==== DATA BLOCK ====

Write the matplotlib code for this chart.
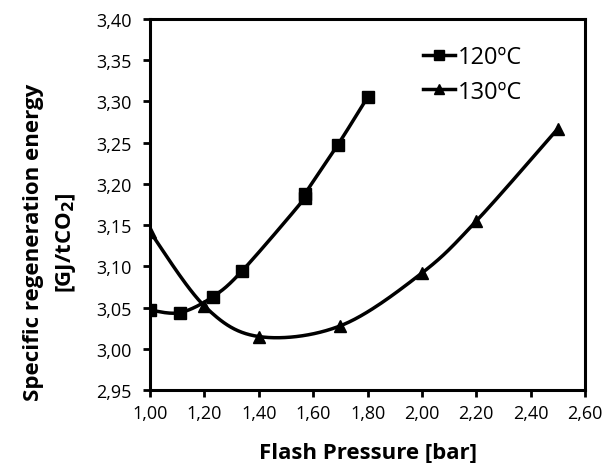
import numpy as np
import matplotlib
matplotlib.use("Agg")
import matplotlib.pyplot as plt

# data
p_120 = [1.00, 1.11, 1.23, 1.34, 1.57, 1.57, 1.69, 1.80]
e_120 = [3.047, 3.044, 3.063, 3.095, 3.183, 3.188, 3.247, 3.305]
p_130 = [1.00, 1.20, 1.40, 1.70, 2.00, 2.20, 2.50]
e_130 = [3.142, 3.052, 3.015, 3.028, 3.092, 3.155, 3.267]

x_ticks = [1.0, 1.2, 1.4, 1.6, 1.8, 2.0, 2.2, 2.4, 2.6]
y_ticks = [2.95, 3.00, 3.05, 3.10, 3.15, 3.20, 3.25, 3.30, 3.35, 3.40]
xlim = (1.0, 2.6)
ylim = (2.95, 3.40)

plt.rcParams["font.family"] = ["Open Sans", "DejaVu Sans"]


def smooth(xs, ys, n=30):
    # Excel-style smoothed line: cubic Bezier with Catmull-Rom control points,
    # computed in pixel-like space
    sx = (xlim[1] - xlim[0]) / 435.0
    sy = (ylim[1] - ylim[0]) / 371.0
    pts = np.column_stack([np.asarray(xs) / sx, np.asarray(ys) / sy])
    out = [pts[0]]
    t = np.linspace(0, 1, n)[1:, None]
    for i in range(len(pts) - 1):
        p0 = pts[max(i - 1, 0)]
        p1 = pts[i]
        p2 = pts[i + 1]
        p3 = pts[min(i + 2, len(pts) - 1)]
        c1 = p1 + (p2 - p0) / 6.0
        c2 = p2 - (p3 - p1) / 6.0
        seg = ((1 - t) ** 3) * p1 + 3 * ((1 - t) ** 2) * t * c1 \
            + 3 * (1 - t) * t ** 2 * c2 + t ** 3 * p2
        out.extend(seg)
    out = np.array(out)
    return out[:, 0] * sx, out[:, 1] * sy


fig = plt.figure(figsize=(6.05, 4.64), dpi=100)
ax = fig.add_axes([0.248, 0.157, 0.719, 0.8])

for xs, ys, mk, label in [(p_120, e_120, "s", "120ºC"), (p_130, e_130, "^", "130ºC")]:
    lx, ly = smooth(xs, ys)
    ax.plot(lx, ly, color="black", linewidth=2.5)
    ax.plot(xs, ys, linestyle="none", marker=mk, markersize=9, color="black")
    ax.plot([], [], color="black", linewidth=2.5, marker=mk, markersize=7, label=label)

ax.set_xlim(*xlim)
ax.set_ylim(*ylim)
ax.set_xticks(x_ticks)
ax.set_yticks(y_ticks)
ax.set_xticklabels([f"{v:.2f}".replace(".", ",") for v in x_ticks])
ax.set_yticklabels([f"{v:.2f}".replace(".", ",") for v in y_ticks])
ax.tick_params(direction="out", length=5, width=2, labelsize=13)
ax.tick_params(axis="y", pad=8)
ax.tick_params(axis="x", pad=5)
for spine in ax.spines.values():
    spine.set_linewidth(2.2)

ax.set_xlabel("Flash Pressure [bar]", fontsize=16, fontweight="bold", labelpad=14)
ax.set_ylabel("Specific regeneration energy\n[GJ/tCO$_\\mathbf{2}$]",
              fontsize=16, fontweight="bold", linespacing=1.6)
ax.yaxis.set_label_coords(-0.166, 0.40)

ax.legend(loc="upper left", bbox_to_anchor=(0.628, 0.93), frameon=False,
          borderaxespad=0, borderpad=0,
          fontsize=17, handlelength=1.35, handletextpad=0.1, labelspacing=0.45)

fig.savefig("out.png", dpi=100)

====

- [WORK TO BE COMPLETED] Quote the preceding listing precisely and completely, omitting its images.

- [RESULT]
Write the matplotlib code for this chart.
import numpy as np
import matplotlib
matplotlib.use("Agg")
import matplotlib.pyplot as plt

# data
p_120 = [1.00, 1.11, 1.23, 1.34, 1.57, 1.57, 1.69, 1.80]
e_120 = [3.047, 3.044, 3.063, 3.095, 3.183, 3.188, 3.247, 3.305]
p_130 = [1.00, 1.20, 1.40, 1.70, 2.00, 2.20, 2.50]
e_130 = [3.142, 3.052, 3.015, 3.028, 3.092, 3.155, 3.267]

x_ticks = [1.0, 1.2, 1.4, 1.6, 1.8, 2.0, 2.2, 2.4, 2.6]
y_ticks = [2.95, 3.00, 3.05, 3.10, 3.15, 3.20, 3.25, 3.30, 3.35, 3.40]
xlim = (1.0, 2.6)
ylim = (2.95, 3.40)

plt.rcParams["font.family"] = ["Open Sans", "DejaVu Sans"]


def smooth(xs, ys, n=30):
    # Excel-style smoothed line: cubic Bezier with Catmull-Rom control points,
    # computed in pixel-like space
    sx = (xlim[1] - xlim[0]) / 435.0
    sy = (ylim[1] - ylim[0]) / 371.0
    pts = np.column_stack([np.asarray(xs) / sx, np.asarray(ys) / sy])
    out = [pts[0]]
    t = np.linspace(0, 1, n)[1:, None]
    for i in range(len(pts) - 1):
        p0 = pts[max(i - 1, 0)]
        p1 = pts[i]
        p2 = pts[i + 1]
        p3 = pts[min(i + 2, len(pts) - 1)]
        c1 = p1 + (p2 - p0) / 6.0
        c2 = p2 - (p3 - p1) / 6.0
        seg = ((1 - t) ** 3) * p1 + 3 * ((1 - t) ** 2) * t * c1 \
            + 3 * (1 - t) * t ** 2 * c2 + t ** 3 * p2
        out.extend(seg)
    out = np.array(out)
    return out[:, 0] * sx, out[:, 1] * sy


fig = plt.figure(figsize=(6.05, 4.64), dpi=100)
ax = fig.add_axes([0.248, 0.157, 0.719, 0.8])

for xs, ys, mk, label in [(p_120, e_120, "s", "120ºC"), (p_130, e_130, "^", "130ºC")]:
    lx, ly = smooth(xs, ys)
    ax.plot(lx, ly, color="black", linewidth=2.5)
    ax.plot(xs, ys, linestyle="none", marker=mk, markersize=9, color="black")
    ax.plot([], [], color="black", linewidth=2.5, marker=mk, markersize=7, label=label)

ax.set_xlim(*xlim)
ax.set_ylim(*ylim)
ax.set_xticks(x_ticks)
ax.set_yticks(y_ticks)
ax.set_xticklabels([f"{v:.2f}".replace(".", ",") for v in x_ticks])
ax.set_yticklabels([f"{v:.2f}".replace(".", ",") for v in y_ticks])
ax.tick_params(direction="out", length=5, width=2, labelsize=13)
ax.tick_params(axis="y", pad=8)
ax.tick_params(axis="x", pad=5)
for spine in ax.spines.values():
    spine.set_linewidth(2.2)

ax.set_xlabel("Flash Pressure [bar]", fontsize=16, fontweight="bold", labelpad=14)
ax.set_ylabel("Specific regeneration energy\n[GJ/tCO$_\\mathbf{2}$]",
              fontsize=16, fontweight="bold", linespacing=1.6)
ax.yaxis.set_label_coords(-0.166, 0.40)

ax.legend(loc="upper left", bbox_to_anchor=(0.628, 0.93), frameon=False,
          borderaxespad=0, borderpad=0,
          fontsize=17, handlelength=1.35, handletextpad=0.1, labelspacing=0.45)

fig.savefig("out.png", dpi=100)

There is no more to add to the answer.